The term ‘Miracle’ can have many meanings especially when you’re talking about a puppy; the first pee on newspaper, the first poop outside or when it’s a Pyrenees, the first paw.
But for me and Malcolm it meant blankets.
I’ve had chronic back pain most of my adult life due to an injury sustained on a job and then a subsequent car crash in Corpus Christi when, on my way to a deep sea fishing expedition, a Dodge Ram driving 50 MPH slammed into my rear end rupturing a disc.
For as long as I can recall, beds made it worse but couches made it tolerable.
Back in Castroville, I slept on the living room sofa while Malcolm was asleep all Superman style on the cold corridor tile, and even though we were close in proximity we still seemed worlds apart.
Then one morning, after what must've been a fitful night, I awoke and found Malcolm sleeping not in the tiled hallway but right next to my couch.
“Why hasn’t he done that before”, I wondered? And then I realized that at some point my blanket had partially slipped off me onto the floor upon which he lay.
I tested that hypothesis the very next night.
After I retired to the couch, I deliberately took half my blanket and draped over me and the other onto the floor and closed my eyes pretend like.
Moments later, sure enough, Malcolm plopped himself down onto the blankets and fell soundly asleep.
It wasn’t my notion of ‘snuggling’ or even what I wanted or expected out of a puppy but that night I realized something I’d never ever thought possible from a dog. He was trying to communicate with me.
But about what? Are cold tiles giving you piles? Is Timmy stuck in the town well?
Hell, I didn't know. And at the time, he didn't even have a name.
You’d think a creative type wordsmith like me would have no problem at all naming a dog but even after months together nothing came to mind.
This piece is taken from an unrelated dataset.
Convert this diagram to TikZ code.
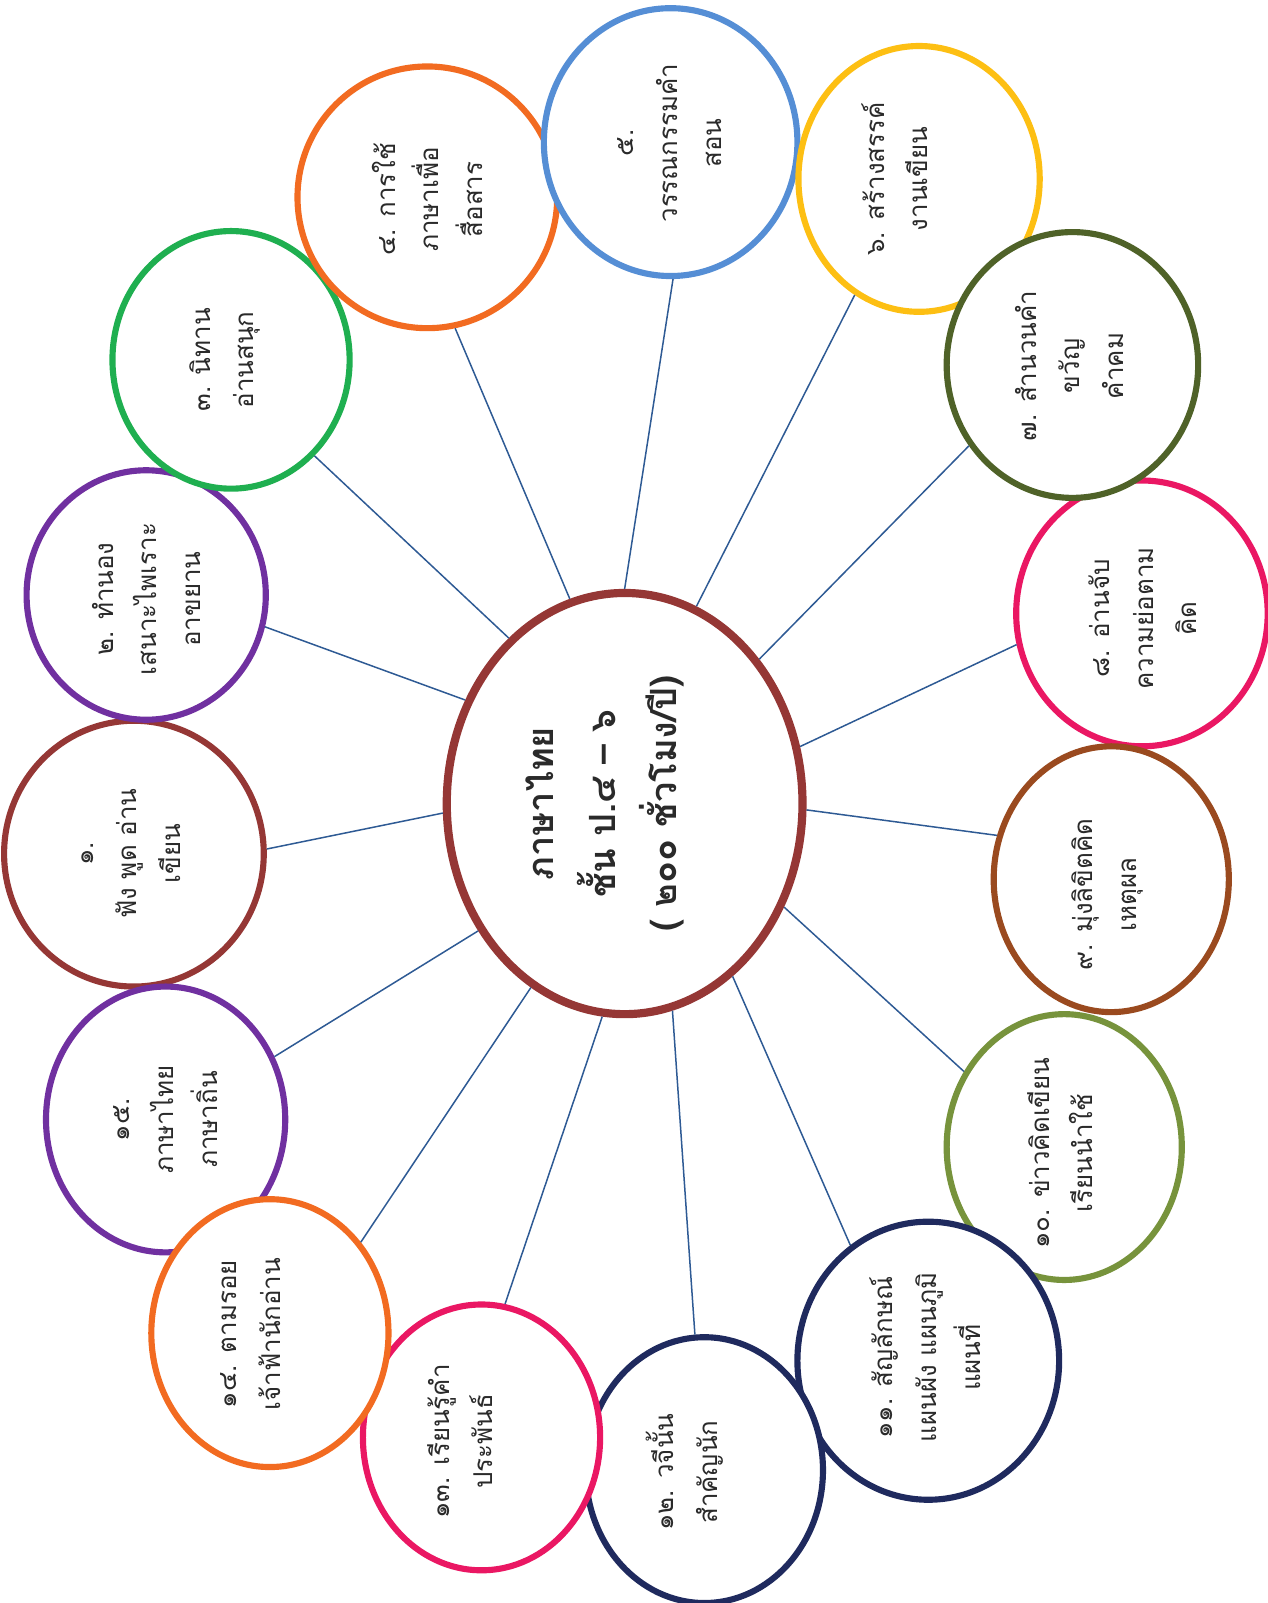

And it wasn’t due to lack of diligence. I researched mythologies from around the world and the only name I came close to was Loki, the Norse God or mischief, which seemed fitting. .
Still, I remained uncommitted until my brother, Mark, came into the living room one night and spoke the name ‘Malcolm’.
“That’s it”, I said without any hesitation and up until now, I never understood why I pulled the trigger so hastily.
To the extent of my recollection, I’ve never known anyone or anything named Malcolm and couldn’t find any personal, historical, emotional, or grand significance to it either.
And maybe that’s the reason.
I didn’t want this dog and maybe giving it a name that I had no attachment to meant I could get rid of it cleanly and easily.
Or maybe even then I had absolutely no idea what I was up against and it was still so foreign to me.
Over the coming months Malcolm would accrue many nick names.
One of the rules I had set forth on our first day together was I absolutely refused to ‘cutesy-tootsy baby talk’ him like girls do. Southern men just don’t do that
But Malcolm had a way of breaking down my preconceptions and down and outright bigotry towards dogs.
One morning in our first winter together, I was taking a long soak and he nosed the door open to the bathroom and I started singing the ‘Rubber Ducky’ song to him but instead substituted the name ‘Chubby Bubby’.
Other names followed; Smiley Britches and then later on, Snow Monkey.
And I loved singing to Malcolm as he listened to me with rapt attention, whether I sang Queensryche, Emmy Lou Harris, or Luciano Pavarotti.
From nicknames to sing songs to finding any and every excuse to picking up a new chew toy on my way home from school, the little feller was growing on me.
Malcolm rarely left my side and I his. With one exception. Church.
One Saturday morning I was headed out to worship at the Alsatian Golf Club, the only church I knew at the time. As I suited up and strapped my bag on my shoulder, Malcolm got all excited as though he was coming with.
“Oh, no”, I said patting his head. “This is a man’s sport and no dog’s allowed.”
Unconvinced, he sidled up to me with a sweet expectant look. Whether I was spent from the constant battle between us or resigned to the inevitability, I said to the little wedge shaped head dog, “Fine. But I’m driving the cart.”
“And don’t bark in my backswing.”
Malcolm didn’t. He turned out to be an exceptional caddy, riding shotgun in the golf cart, spotting my errant balls, and chasing the geese and gophers from the fairways. And although he couldn’t keep score so good, his card always erred on my side.
I think then and there on the fairways of the old Alsatian course, I was entering into a new chapter of my life. Malcolm had become my mate.
But my naive misconception of the true nature of our relationship almost cost Malcolm his life several times over and I had a whole helluva lot to learn.